The application of an extra premium helps to serve two purposes. For the individual or entity seeking the additional protection, the tendering of the premium makes it possible to obtain coverage above and beyond the basic protection included in the insurance policy. At the same time, the application of the extra premium helps to protect the interests of the insurer, who would stand to incur additional costs should those additional or extra events actually take place. By receiving the extra charge, the insurer helps to keep the risk level within reason, making it possible to accommodate the client.


Depending on the policies and procedures of the insurance provider, the extra premium may be assessed and paid in a couple different ways. One approach is the tendering of what is known as a flat extra premium. With this strategy, the insured party pays an extra lump sum amount at the commencement of the coverage period, then goes on to make the standard premium payments according to the agreed-upon schedule. An alternative approach is for the total amount of the extra premium to be divided among the series of standard payments, creating an additional cost that is due with each of those payments. With both solutions, the extra premium once again becomes due at the onset of a new coverage period, such as at the annual renewal date.

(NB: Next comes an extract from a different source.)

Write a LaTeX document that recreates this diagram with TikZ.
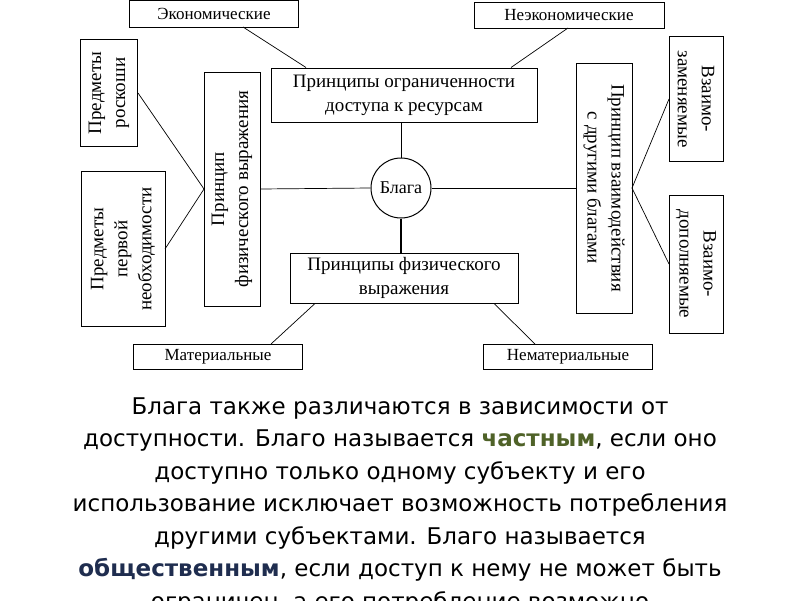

In some cases, the extra premium may be removed at a later date. This usually occurs when the insurance provider believes that the events covered by that extra charge are no longer relevant and pose no real risk. The premium may also be removed if the insured party indicates to the insurance provider that coverage for those extra events is no longer desired. At that point, the terms of the policy agreement between the two parties will be amended to reflect the new circumstances.